Pictures stay out of the copy; set down each line of the listing below exactly.

—————

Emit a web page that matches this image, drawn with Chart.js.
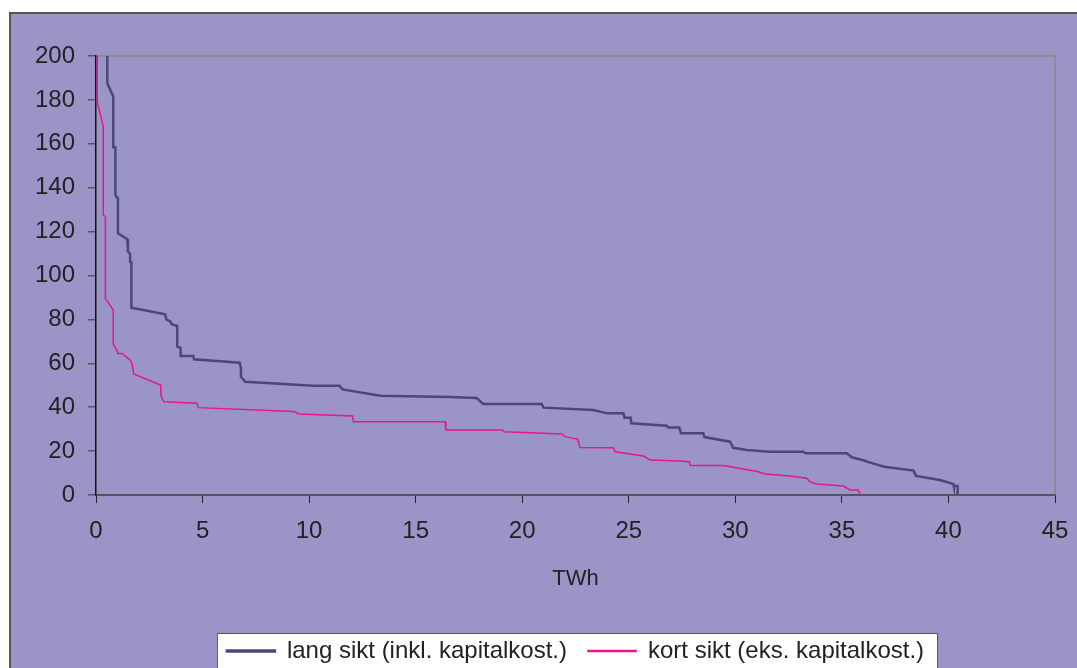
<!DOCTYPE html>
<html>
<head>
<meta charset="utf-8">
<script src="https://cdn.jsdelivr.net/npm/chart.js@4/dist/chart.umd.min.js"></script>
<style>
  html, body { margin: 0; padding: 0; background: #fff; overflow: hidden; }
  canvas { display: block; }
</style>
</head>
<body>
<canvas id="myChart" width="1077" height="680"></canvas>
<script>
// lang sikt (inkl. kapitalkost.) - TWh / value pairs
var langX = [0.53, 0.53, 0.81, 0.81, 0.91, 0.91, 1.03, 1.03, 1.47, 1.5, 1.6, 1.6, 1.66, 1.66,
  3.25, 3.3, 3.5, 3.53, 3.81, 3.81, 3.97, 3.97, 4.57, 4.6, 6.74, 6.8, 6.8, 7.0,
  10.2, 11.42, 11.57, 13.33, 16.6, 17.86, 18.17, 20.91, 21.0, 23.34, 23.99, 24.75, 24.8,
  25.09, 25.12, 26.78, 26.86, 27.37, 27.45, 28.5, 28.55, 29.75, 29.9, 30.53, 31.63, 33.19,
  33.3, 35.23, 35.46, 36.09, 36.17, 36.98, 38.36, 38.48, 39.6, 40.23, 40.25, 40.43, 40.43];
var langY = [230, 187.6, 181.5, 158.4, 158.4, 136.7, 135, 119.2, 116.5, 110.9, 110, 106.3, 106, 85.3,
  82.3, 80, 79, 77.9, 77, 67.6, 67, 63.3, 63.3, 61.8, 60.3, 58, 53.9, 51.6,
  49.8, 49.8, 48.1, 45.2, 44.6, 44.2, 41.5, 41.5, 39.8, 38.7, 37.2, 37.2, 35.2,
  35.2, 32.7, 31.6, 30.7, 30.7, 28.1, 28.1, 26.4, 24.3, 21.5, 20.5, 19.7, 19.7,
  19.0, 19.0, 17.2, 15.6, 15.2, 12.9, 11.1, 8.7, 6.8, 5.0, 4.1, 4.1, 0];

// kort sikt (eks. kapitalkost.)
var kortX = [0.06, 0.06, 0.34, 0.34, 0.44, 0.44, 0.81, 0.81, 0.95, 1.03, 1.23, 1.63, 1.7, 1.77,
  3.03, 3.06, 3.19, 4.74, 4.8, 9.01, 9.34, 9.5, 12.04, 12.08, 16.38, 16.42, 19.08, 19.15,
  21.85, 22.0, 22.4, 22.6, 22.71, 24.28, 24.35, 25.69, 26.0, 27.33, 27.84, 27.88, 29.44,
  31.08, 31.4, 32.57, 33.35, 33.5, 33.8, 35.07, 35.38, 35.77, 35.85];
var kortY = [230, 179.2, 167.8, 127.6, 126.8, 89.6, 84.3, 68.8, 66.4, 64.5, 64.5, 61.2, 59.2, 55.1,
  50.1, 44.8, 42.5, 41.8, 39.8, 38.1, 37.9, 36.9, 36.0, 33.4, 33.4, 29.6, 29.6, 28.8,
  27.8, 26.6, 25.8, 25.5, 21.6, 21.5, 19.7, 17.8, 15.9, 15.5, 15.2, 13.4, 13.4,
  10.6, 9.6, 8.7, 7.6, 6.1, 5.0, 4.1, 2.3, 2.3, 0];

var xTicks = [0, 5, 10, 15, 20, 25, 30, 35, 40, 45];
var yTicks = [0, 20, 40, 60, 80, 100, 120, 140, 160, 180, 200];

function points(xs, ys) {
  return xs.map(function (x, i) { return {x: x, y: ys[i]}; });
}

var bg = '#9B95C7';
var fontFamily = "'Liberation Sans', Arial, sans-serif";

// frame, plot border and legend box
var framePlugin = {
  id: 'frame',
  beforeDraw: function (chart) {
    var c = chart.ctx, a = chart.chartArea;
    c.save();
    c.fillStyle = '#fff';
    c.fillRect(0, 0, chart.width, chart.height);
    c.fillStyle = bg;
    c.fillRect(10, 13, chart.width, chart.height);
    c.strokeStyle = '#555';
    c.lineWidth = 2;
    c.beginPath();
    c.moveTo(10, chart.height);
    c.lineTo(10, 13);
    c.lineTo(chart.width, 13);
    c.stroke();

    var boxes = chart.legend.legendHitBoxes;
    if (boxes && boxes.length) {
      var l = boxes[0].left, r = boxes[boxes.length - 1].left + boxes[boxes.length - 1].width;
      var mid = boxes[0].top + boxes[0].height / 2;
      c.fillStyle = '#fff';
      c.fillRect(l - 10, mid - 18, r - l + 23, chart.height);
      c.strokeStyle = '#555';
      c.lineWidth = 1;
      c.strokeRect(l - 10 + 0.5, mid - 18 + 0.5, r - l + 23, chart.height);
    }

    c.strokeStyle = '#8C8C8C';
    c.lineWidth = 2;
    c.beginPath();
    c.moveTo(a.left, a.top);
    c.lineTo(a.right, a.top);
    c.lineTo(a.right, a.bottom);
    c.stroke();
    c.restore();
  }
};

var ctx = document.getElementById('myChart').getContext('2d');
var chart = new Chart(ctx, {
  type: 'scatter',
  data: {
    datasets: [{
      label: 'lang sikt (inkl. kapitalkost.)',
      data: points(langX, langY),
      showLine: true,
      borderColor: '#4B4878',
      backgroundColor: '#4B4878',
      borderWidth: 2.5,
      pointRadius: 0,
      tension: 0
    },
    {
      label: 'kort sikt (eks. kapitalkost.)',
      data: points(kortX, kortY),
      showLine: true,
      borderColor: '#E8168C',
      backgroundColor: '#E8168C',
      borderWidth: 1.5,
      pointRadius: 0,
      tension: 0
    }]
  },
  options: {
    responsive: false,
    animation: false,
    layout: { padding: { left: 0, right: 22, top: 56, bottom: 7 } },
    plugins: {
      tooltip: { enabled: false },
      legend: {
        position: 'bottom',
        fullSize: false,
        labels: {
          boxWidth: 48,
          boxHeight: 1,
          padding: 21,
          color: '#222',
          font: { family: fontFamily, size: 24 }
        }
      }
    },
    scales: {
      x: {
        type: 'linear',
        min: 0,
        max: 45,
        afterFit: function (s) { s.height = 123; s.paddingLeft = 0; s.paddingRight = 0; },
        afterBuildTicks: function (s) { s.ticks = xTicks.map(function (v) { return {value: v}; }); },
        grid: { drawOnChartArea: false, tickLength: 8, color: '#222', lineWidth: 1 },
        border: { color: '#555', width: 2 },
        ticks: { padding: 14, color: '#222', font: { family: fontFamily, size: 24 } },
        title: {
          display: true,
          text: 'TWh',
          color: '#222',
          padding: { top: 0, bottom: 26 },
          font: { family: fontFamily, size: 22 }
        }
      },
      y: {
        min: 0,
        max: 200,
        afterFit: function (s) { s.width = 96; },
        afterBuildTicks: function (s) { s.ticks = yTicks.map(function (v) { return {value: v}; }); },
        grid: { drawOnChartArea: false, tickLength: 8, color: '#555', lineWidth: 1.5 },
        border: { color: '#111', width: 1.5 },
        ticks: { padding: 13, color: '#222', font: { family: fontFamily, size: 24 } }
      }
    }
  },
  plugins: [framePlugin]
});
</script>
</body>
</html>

—————

■ **EXERCISE ANSWER**:
Emit a web page that matches this image, drawn with Chart.js.
<!DOCTYPE html>
<html>
<head>
<meta charset="utf-8">
<script src="https://cdn.jsdelivr.net/npm/chart.js@4/dist/chart.umd.min.js"></script>
<style>
  html, body { margin: 0; padding: 0; background: #fff; overflow: hidden; }
  canvas { display: block; }
</style>
</head>
<body>
<canvas id="myChart" width="1077" height="680"></canvas>
<script>
// lang sikt (inkl. kapitalkost.) - TWh / value pairs
var langX = [0.53, 0.53, 0.81, 0.81, 0.91, 0.91, 1.03, 1.03, 1.47, 1.5, 1.6, 1.6, 1.66, 1.66,
  3.25, 3.3, 3.5, 3.53, 3.81, 3.81, 3.97, 3.97, 4.57, 4.6, 6.74, 6.8, 6.8, 7.0,
  10.2, 11.42, 11.57, 13.33, 16.6, 17.86, 18.17, 20.91, 21.0, 23.34, 23.99, 24.75, 24.8,
  25.09, 25.12, 26.78, 26.86, 27.37, 27.45, 28.5, 28.55, 29.75, 29.9, 30.53, 31.63, 33.19,
  33.3, 35.23, 35.46, 36.09, 36.17, 36.98, 38.36, 38.48, 39.6, 40.23, 40.25, 40.43, 40.43];
var langY = [230, 187.6, 181.5, 158.4, 158.4, 136.7, 135, 119.2, 116.5, 110.9, 110, 106.3, 106, 85.3,
  82.3, 80, 79, 77.9, 77, 67.6, 67, 63.3, 63.3, 61.8, 60.3, 58, 53.9, 51.6,
  49.8, 49.8, 48.1, 45.2, 44.6, 44.2, 41.5, 41.5, 39.8, 38.7, 37.2, 37.2, 35.2,
  35.2, 32.7, 31.6, 30.7, 30.7, 28.1, 28.1, 26.4, 24.3, 21.5, 20.5, 19.7, 19.7,
  19.0, 19.0, 17.2, 15.6, 15.2, 12.9, 11.1, 8.7, 6.8, 5.0, 4.1, 4.1, 0];

// kort sikt (eks. kapitalkost.)
var kortX = [0.06, 0.06, 0.34, 0.34, 0.44, 0.44, 0.81, 0.81, 0.95, 1.03, 1.23, 1.63, 1.7, 1.77,
  3.03, 3.06, 3.19, 4.74, 4.8, 9.01, 9.34, 9.5, 12.04, 12.08, 16.38, 16.42, 19.08, 19.15,
  21.85, 22.0, 22.4, 22.6, 22.71, 24.28, 24.35, 25.69, 26.0, 27.33, 27.84, 27.88, 29.44,
  31.08, 31.4, 32.57, 33.35, 33.5, 33.8, 35.07, 35.38, 35.77, 35.85];
var kortY = [230, 179.2, 167.8, 127.6, 126.8, 89.6, 84.3, 68.8, 66.4, 64.5, 64.5, 61.2, 59.2, 55.1,
  50.1, 44.8, 42.5, 41.8, 39.8, 38.1, 37.9, 36.9, 36.0, 33.4, 33.4, 29.6, 29.6, 28.8,
  27.8, 26.6, 25.8, 25.5, 21.6, 21.5, 19.7, 17.8, 15.9, 15.5, 15.2, 13.4, 13.4,
  10.6, 9.6, 8.7, 7.6, 6.1, 5.0, 4.1, 2.3, 2.3, 0];

var xTicks = [0, 5, 10, 15, 20, 25, 30, 35, 40, 45];
var yTicks = [0, 20, 40, 60, 80, 100, 120, 140, 160, 180, 200];

function points(xs, ys) {
  return xs.map(function (x, i) { return {x: x, y: ys[i]}; });
}

var bg = '#9B95C7';
var fontFamily = "'Liberation Sans', Arial, sans-serif";

// frame, plot border and legend box
var framePlugin = {
  id: 'frame',
  beforeDraw: function (chart) {
    var c = chart.ctx, a = chart.chartArea;
    c.save();
    c.fillStyle = '#fff';
    c.fillRect(0, 0, chart.width, chart.height);
    c.fillStyle = bg;
    c.fillRect(10, 13, chart.width, chart.height);
    c.strokeStyle = '#555';
    c.lineWidth = 2;
    c.beginPath();
    c.moveTo(10, chart.height);
    c.lineTo(10, 13);
    c.lineTo(chart.width, 13);
    c.stroke();

    var boxes = chart.legend.legendHitBoxes;
    if (boxes && boxes.length) {
      var l = boxes[0].left, r = boxes[boxes.length - 1].left + boxes[boxes.length - 1].width;
      var mid = boxes[0].top + boxes[0].height / 2;
      c.fillStyle = '#fff';
      c.fillRect(l - 10, mid - 18, r - l + 23, chart.height);
      c.strokeStyle = '#555';
      c.lineWidth = 1;
      c.strokeRect(l - 10 + 0.5, mid - 18 + 0.5, r - l + 23, chart.height);
    }

    c.strokeStyle = '#8C8C8C';
    c.lineWidth = 2;
    c.beginPath();
    c.moveTo(a.left, a.top);
    c.lineTo(a.right, a.top);
    c.lineTo(a.right, a.bottom);
    c.stroke();
    c.restore();
  }
};

var ctx = document.getElementById('myChart').getContext('2d');
var chart = new Chart(ctx, {
  type: 'scatter',
  data: {
    datasets: [{
      label: 'lang sikt (inkl. kapitalkost.)',
      data: points(langX, langY),
      showLine: true,
      borderColor: '#4B4878',
      backgroundColor: '#4B4878',
      borderWidth: 2.5,
      pointRadius: 0,
      tension: 0
    },
    {
      label: 'kort sikt (eks. kapitalkost.)',
      data: points(kortX, kortY),
      showLine: true,
      borderColor: '#E8168C',
      backgroundColor: '#E8168C',
      borderWidth: 1.5,
      pointRadius: 0,
      tension: 0
    }]
  },
  options: {
    responsive: false,
    animation: false,
    layout: { padding: { left: 0, right: 22, top: 56, bottom: 7 } },
    plugins: {
      tooltip: { enabled: false },
      legend: {
        position: 'bottom',
        fullSize: false,
        labels: {
          boxWidth: 48,
          boxHeight: 1,
          padding: 21,
          color: '#222',
          font: { family: fontFamily, size: 24 }
        }
      }
    },
    scales: {
      x: {
        type: 'linear',
        min: 0,
        max: 45,
        afterFit: function (s) { s.height = 123; s.paddingLeft = 0; s.paddingRight = 0; },
        afterBuildTicks: function (s) { s.ticks = xTicks.map(function (v) { return {value: v}; }); },
        grid: { drawOnChartArea: false, tickLength: 8, color: '#222', lineWidth: 1 },
        border: { color: '#555', width: 2 },
        ticks: { padding: 14, color: '#222', font: { family: fontFamily, size: 24 } },
        title: {
          display: true,
          text: 'TWh',
          color: '#222',
          padding: { top: 0, bottom: 26 },
          font: { family: fontFamily, size: 22 }
        }
      },
      y: {
        min: 0,
        max: 200,
        afterFit: function (s) { s.width = 96; },
        afterBuildTicks: function (s) { s.ticks = yTicks.map(function (v) { return {value: v}; }); },
        grid: { drawOnChartArea: false, tickLength: 8, color: '#555', lineWidth: 1.5 },
        border: { color: '#111', width: 1.5 },
        ticks: { padding: 13, color: '#222', font: { family: fontFamily, size: 24 } }
      }
    }
  },
  plugins: [framePlugin]
});
</script>
</body>
</html>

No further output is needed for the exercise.